Adding together now the receipts from the direct taxes and the octroi of Amiens in 1886, we have a sum of 2,683,183 francs, or in round numbers about 1,100,000 francs more than in 1870. But while, as I have stated, in 1870 the receipts equalled and balanced the expenses of the municipal government, this is no longer the case.

In 1886 Amiens, with an income of 2,683,183 francs, spent 4,162,294 francs, giving an average municipal outlay of 56 fr. 10 c. per capita and an excess of expenditure over revenue of no less than 1,479,111 francs, or very nearly the total income and outlay of the city under the Empire. No wonder that the public debt of the department of the Somme, of which Amiens is the capital, seems in 1886 to have amounted to 18,303,496 francs! What inequalities of pressure upon the people of the department this involves may be estimated from the fact that, while there are in the Somme 836 communes, only 404, or less than half of these communes, are authorised to raise money by loans, and one-eighth of them to raise money by octrois. Yet we are constantly told that all inequalities and privileges were abolished throughout France by a stroke of the pen in the annus mirabilis 1789![5] The taxation in 20 communes is estimated at 15 centimes, or less; in 87, at from 15 to 30; in 268, at from 31 to 50; in 428, at from 51 to 100; and in 33, at 100 centimes and upwards. These are the communal taxes. To these must be added 51 centimes for the departmental taxes, ordinary and extraordinary; 2 centimes for the land-tax; 19 centimes for the personal tax and taxes on personal property; 18.8 centimes for the doors and windows tax; and 39.6 centimes for licences. For Amiens these fractions taken together mount up to 119-4/10 centimes.
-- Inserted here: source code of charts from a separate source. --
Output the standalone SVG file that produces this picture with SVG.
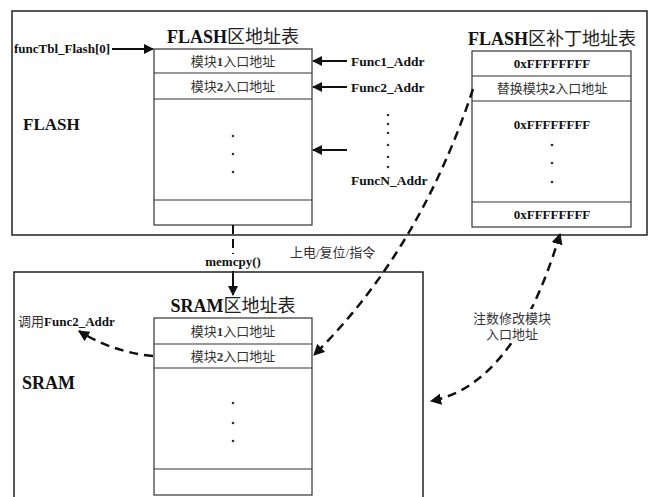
<svg xmlns="http://www.w3.org/2000/svg" width="649" height="497" viewBox="0 0 649 497">
<style>
.box{fill:none;stroke:#222;stroke-width:1.5}
.tbl{fill:#fff;stroke:#333;stroke-width:1.2}
.ln{stroke:#333;stroke-width:1.2}
.en{font-family:"Liberation Serif","Noto Sans CJK SC",serif;font-weight:bold;fill:#111}
.cn{font-family:"Liberation Serif","Noto Sans CJK SC",serif;fill:#333;font-size:13px}
.ttl{font-size:18px;text-anchor:middle}
.tcn{font-family:"Liberation Serif","Noto Sans CJK SC",serif;font-weight:normal;fill:#222;font-size:18px}
.row{text-anchor:middle}
.dot{fill:#333}
.arr{stroke:#111;stroke-width:2;fill:none}
.dash{stroke:#111;stroke-width:2.5;fill:none;stroke-dasharray:9,6}
</style>
<defs>
<marker id="ah" viewBox="0 0 10 10" refX="9" refY="5" markerWidth="5" markerHeight="5" orient="auto-start-reverse" markerUnits="strokeWidth">
<path d="M0,0 L10,5 L0,10 z" fill="#111"/>
</marker>
<marker id="ah2" viewBox="0 0 10 10" refX="9" refY="5" markerWidth="4.5" markerHeight="4.5" orient="auto-start-reverse" markerUnits="strokeWidth">
<path d="M0,0 L10,5 L0,10 z" fill="#111"/>
</marker>
</defs>
<rect width="649" height="497" fill="#fff"/>

<g id="flash-region">
<rect class="box" x="12" y="11" width="635" height="224"/>
<text class="en" x="23" y="130" font-size="17">FLASH</text>
<text class="en" x="14" y="53" font-size="13">funcTbl_Flash[0]</text>
</g>

<g id="flash-table">
<text class="en ttl" x="233" y="43">FLASH<tspan class="tcn">区地址表</tspan></text>
<rect class="tbl" x="154" y="49" width="158" height="176"/>
<line class="ln" x1="154" y1="73" x2="312" y2="73"/>
<line class="ln" x1="154" y1="99" x2="312" y2="99"/>
<line class="ln" x1="154" y1="200" x2="312" y2="200"/>
<text class="cn row" x="233" y="66">模块<tspan font-weight="bold">1</tspan>入口地址</text>
<text class="cn row" x="233" y="91">模块<tspan font-weight="bold">2</tspan>入口地址</text>
<circle class="dot" cx="233" cy="136" r="1.3"/>
<circle class="dot" cx="233" cy="154" r="1.3"/>
<circle class="dot" cx="233" cy="172" r="1.3"/>
</g>

<g id="func-addrs">
<text class="en" x="351" y="66" font-size="13.5">Func1_Addr</text>
<text class="en" x="351" y="92" font-size="13.5">Func2_Addr</text>
<text class="en" x="351" y="185" font-size="13.5">FuncN_Addr</text>
<circle class="dot" cx="388" cy="115" r="1.3"/>
<circle class="dot" cx="388" cy="124" r="1.3"/>
<circle class="dot" cx="388" cy="133" r="1.3"/>
<circle class="dot" cx="388" cy="145" r="1.3"/>
<circle class="dot" cx="388" cy="157" r="1.3"/>
<circle class="dot" cx="388" cy="167" r="1.3"/>
</g>

<g id="patch-table">
<text class="en ttl" x="552" y="45">FLASH<tspan class="tcn">区补丁地址表</tspan></text>
<rect class="tbl" x="472" y="51" width="159" height="176"/>
<line class="ln" x1="472" y1="76" x2="631" y2="76"/>
<line class="ln" x1="472" y1="101" x2="631" y2="101"/>
<line class="ln" x1="472" y1="202" x2="631" y2="202"/>
<text class="en row" x="552" y="68" font-size="13">0xFFFFFFFF</text>
<text class="cn row" x="552" y="93">替换模块<tspan font-weight="bold">2</tspan>入口地址</text>
<text class="en row" x="552" y="129" font-size="13">0xFFFFFFFF</text>
<circle class="dot" cx="552" cy="145" r="1.3"/>
<circle class="dot" cx="552" cy="163" r="1.3"/>
<circle class="dot" cx="552" cy="182" r="1.3"/>
<text class="en row" x="552" y="219" font-size="13">0xFFFFFFFF</text>
</g>

<g id="sram-region">
<rect class="box" x="14" y="272" width="409" height="240"/>
<text class="en" x="22" y="389" font-size="18">SRAM</text>
</g>

<g id="sram-table">
<text class="en ttl" x="233" y="312">SRAM<tspan class="tcn">区地址表</tspan></text>
<rect class="tbl" x="154" y="318" width="158" height="177"/>
<line class="ln" x1="154" y1="344" x2="312" y2="344"/>
<line class="ln" x1="154" y1="368" x2="312" y2="368"/>
<line class="ln" x1="154" y1="469" x2="312" y2="469"/>
<text class="cn row" x="233" y="336">模块<tspan font-weight="bold">1</tspan>入口地址</text>
<text class="cn row" x="233" y="361">模块<tspan font-weight="bold">2</tspan>入口地址</text>
<circle class="dot" cx="233" cy="403" r="1.3"/>
<circle class="dot" cx="233" cy="423" r="1.3"/>
<circle class="dot" cx="233" cy="441" r="1.3"/>
</g>

<g id="connectors">
<line class="arr" x1="112" y1="49" x2="153" y2="49" marker-end="url(#ah)"/>
<line class="arr" x1="347" y1="61" x2="313" y2="61" marker-end="url(#ah)"/>
<line class="arr" x1="347" y1="87" x2="313" y2="87" marker-end="url(#ah)"/>
<line class="arr" x1="347" y1="150" x2="313" y2="150" marker-end="url(#ah)"/>
<line x1="233" y1="225" x2="233" y2="254" stroke="#111" stroke-width="2" stroke-dasharray="9,5"/>
<line class="arr" x1="233" y1="271" x2="233" y2="295" marker-end="url(#ah)"/>
<path class="dash" d="M473,89 Q420,250 314,355" marker-end="url(#ah2)"/>
<path class="dash" d="M560,234 Q515,385 431,401" marker-start="url(#ah2)" marker-end="url(#ah2)"/>
<path class="dash" d="M153,356 Q112,352 79,331" marker-end="url(#ah2)"/>
</g>

<g id="labels">
<text class="cn" x="18" y="326">调用<tspan class="en" font-size="13">Func2_Addr</tspan></text>
<text class="en" x="233" y="266" font-size="13" text-anchor="middle">memcpy()</text>
<text class="cn" x="290" y="257">上电/复位/指令</text>
<rect x="472" y="309" width="80" height="34" fill="#fff"/>
<text class="cn" x="512" y="323" text-anchor="middle">注数修改模块</text>
<text class="cn" x="512" y="339" text-anchor="middle">入口地址</text>
</g>
</svg>
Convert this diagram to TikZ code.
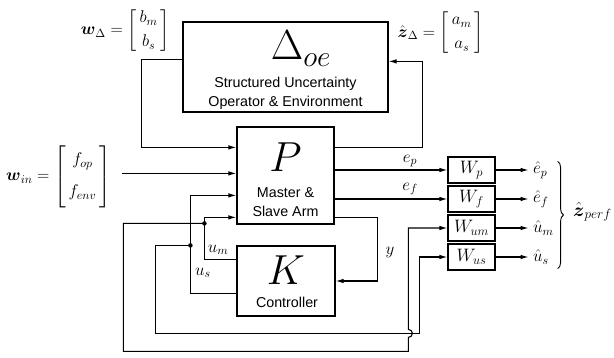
\RequirePackage{fix-cm}
\documentclass[tikz,border=0pt]{standalone}
\usepackage{amsmath}
\usepackage{fontspec}
\setsansfont{Liberation Sans}
\usetikzlibrary{arrows.meta,decorations.pathreplacing,calc}
\newcommand{\colvec}[4]{{\delimiterfactor=1000\delimitershortfall=0pt\arraycolsep=3pt
  \left[\vcenter{\hbox{\rule{0pt}{#1}}}\begin{array}{c} #3 \\[#2] #4 \end{array}\right]}}
\begin{document}
\begin{tikzpicture}[x=1pt,y=-1pt,
  box/.style={draw,line width=1.2pt,inner sep=0pt},
  wbox/.style={box,minimum width=47pt,minimum height=26pt,font=\fontsize{18}{20}\selectfont},
  conn/.style={line width=1.1pt},
  arr/.style={conn,-{Latex[length=8pt,width=4.5pt]}},
  dot/.style={circle,fill,inner sep=0pt,minimum size=4.5pt},
  mtxt/.style={font=\fontsize{17}{20}\selectfont,inner sep=0pt},
  stxt/.style={font=\fontsize{14.3}{16}\selectfont\sffamily,inner sep=0pt},
  bigl/.style={font=\fontsize{42}{42}\selectfont,inner sep=0pt}]
\useasboundingbox (0,0) rectangle (614,358);

% main boxes
\node[box,minimum width=205pt,minimum height=90pt] (D) at (285.5,67) {};
\node[box,minimum width=97pt,minimum height=97pt] (P) at (285.5,175.5) {};
\node[box,minimum width=98pt,minimum height=70pt] (K) at (286,281) {};

% box texts
\node[bigl,anchor=base] (Dsym) at (301,60) {$\Delta_{oe}$};
\node[stxt,anchor=base] (Dt1) at (285.5,88) {Structured Uncertainty};
\node[stxt,anchor=base] (Dt2) at (285.5,107) {Operator \& Environment};
\node[bigl,anchor=base] (Psym) at (285.5,172) {$P$};
\node[stxt,anchor=base] (Pt1) at (285.5,198) {Master \&};
\node[stxt,anchor=base] (Pt2) at (285.5,217) {Slave Arm};
\node[bigl,anchor=base] (Ksym) at (286,285) {$K$};
\node[stxt,anchor=base] (Kt) at (287,308) {Controller};

% weight boxes
\node[wbox] (Wp)  at (471.5,170) {$W_p$};
\node[wbox] (Wf)  at (471.5,199) {$W_f$};
\node[wbox] (Wum) at (471.5,228) {$W_{um}$};
\node[wbox] (Wus) at (471.5,257) {$W_{us}$};

% side labels
\node[mtxt,anchor=east] (wD) at (170,30.5) {$\boldsymbol{w}_\Delta = \colvec{44pt}{4pt}{b_m}{b_s}$};
\node[mtxt,anchor=east] (zD) at (484,33) {$\hat{\boldsymbol{z}}_\Delta = \colvec{44pt}{4pt}{a_m}{a_s}$};
\node[mtxt,anchor=east] (win) at (111,176.5) {$\boldsymbol{w}_{in} = \colvec{60pt}{12pt}{f_{op}}{f_{env}}$};

% P ports
\coordinate (pin1) at ($(P.north west)+(0,21)$);
\coordinate (pin2) at ($(P.north west)+(0,47)$);
\coordinate (pin3) at ($(P.north west)+(0,69)$);
\coordinate (pin4) at ($(P.north west)+(0,91)$);
\coordinate (pout1) at ($(P.north east)+(0,21)$);
\coordinate (pout4) at ($(P.north east)+(0,91)$);
\coordinate (jm) at ($(pin4)+(-32,6)$);
\coordinate (js) at ($(pin3)+(-46,50)$);

% Delta loop
\draw[arr] ($(D.north west)+(0,38)$) -- ++(-41,0) |- (pin1);
\draw[arr] (pout1) -- ++(88,0) |- ($(D.north east)+(0,40)$);

% exogenous input
\draw[arr] ($(pin2)+(-114,0)$) -- (pin2);

% performance outputs
\draw[arr] (P.east |- Wp.west) -- (Wp.west);
\draw[arr] (P.east |- Wf.west) -- (Wf.west);
\node[mtxt] (lep) at (410,161) {$e_p$};
\node[mtxt] (lef) at (410,189) {$e_f$};

% measurement y
\draw[arr] (pout4) -- ++(43,0) |- (K.east);
\node[mtxt] (ly) at (390,252) {$y$};

% controller outputs
\draw[arr] ($(K.north west)+(0,14)$) -- ++(-32,0) |- (pin4);
\draw[arr] ($(K.north west)+(0,48)$) -- ++(-46,0) |- (pin3);
\node[mtxt] (lum) at (218,250) {$u_m$};
\node[mtxt] (lus) at (203,273) {$u_s$};
\node[dot] (djm) at (jm) {};
\node[dot] (djs) at (js) {};

% feeds to weights
\draw[arr] (jm) -- ++(-81,0) |- ++(285,128) -- ++(0,-14)
  arc[start angle=90,end angle=-90,radius=4] |- (Wum.west);
\draw[arr] (js) -- ++(-35,0) |- ++(264,88) |- (Wus.west);

% weighted outputs
\draw[arr] (Wp.east) -- ++(33,0) node[mtxt,anchor=west,xshift=4pt] (hep) {$\hat{e}_p$};
\draw[arr] (Wf.east) -- ++(33,0) node[mtxt,anchor=west,xshift=4pt] (hef) {$\hat{e}_f$};
\draw[arr] (Wum.east) -- ++(33,0) node[mtxt,anchor=west,xshift=4pt] (hum) {$\hat{u}_m$};
\draw[arr] (Wus.east) -- ++(33,0) node[mtxt,anchor=west,xshift=4pt] (hus) {$\hat{u}_s$};

% brace
\draw[decorate,decoration={brace,amplitude=6pt},line width=0.9pt]
  ([xshift=62pt,yshift=-5pt]Wp.north east) -- ([xshift=62pt,yshift=2pt]Wus.south east);
\node[mtxt,font=\fontsize{19}{22}\selectfont,anchor=west] (zp) at (573,212) {$\hat{\boldsymbol{z}}_{perf}$};
\end{tikzpicture}
\end{document}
I have no wish to weary myself or my readers with figures. But these figures tell the story of the difference between the government of France under the much reviled Empire and under the present government, which is represented to us as the natural and admirable 'evolution' of republican institutions in this country. In 1870, as I have stated, the receipts and expenditure of the city of Amiens balanced one another. The city paid its way, and lived up to, not beyond, its means.

With the war came upon it, of course, heavy and unexpected burdens: German local exactions, its share of the general German ransom of France, local war expenses, and its share of the general war expenditure. For three years the citizens left their affairs, thus disturbed and encumbered, to be managed by a municipal council trained in the methodical habits of the imperial administration, with the result that in 1874 the expenses of Amiens amounted to 2,479,802 francs, and its revenues to 2,016,130 francs, leaving thus a deficit of 463,672 francs, substantially accounted for by the necessary payments on a loan of 5,000,000 francs negotiated in Brussels by M. Dauphin at the very high rate of 7½ per cent. The affairs of Amiens were arranged three years afterwards by a municipal Commission, which turned them over, in 1878, to the 'Republicans of Gambetta,' with a budget involving an expenditure of 2,686,660 francs, against a revenue from taxation of 2,249,245 fr. 52 c., showing a reduced deficit of no more than 437,405 francs.

By 1880 the expenditure had risen to 3,156,616 francs, while the revenue stood at 2,531,762, showing a deficit of 624,854 francs, being an increase of nearly fifty per cent, in two years! From that time the gulf has gone on widening between the receipts and the expenditure of the ancient capital of Picardy, until the figures laid before me, as taken from the official reports, show during the seven years 1880-86, a total of 18,530,477.01 francs of receipts against a total of 24,551,977 francs of expenditure, leaving a deficit for these seven years of 5,021,500 francs, or more than the amount of the Dauphin loan incurred by Amiens as a consequence of the German occupation, and of the exactions of Count Lehndorff!

What has been done during the past three years can only as yet be conjectured. The accounts are made up at the mayoralty office, and thence sent to the préfecture, and they do not get within range of the taxpayer for at least a twelvemonth afterwards.

But M. Fleury assures me that between the years 1884 and 1888 the city expended in buildings, chiefly 'scholastic palaces' erected as batteries of aggressive atheism from which to beat down the temples of religion, no less than 1,700,000 francs; so that the total of deficit of the budget of Amiens, from 1880 to the present time, in all probability exceeds six millions of francs.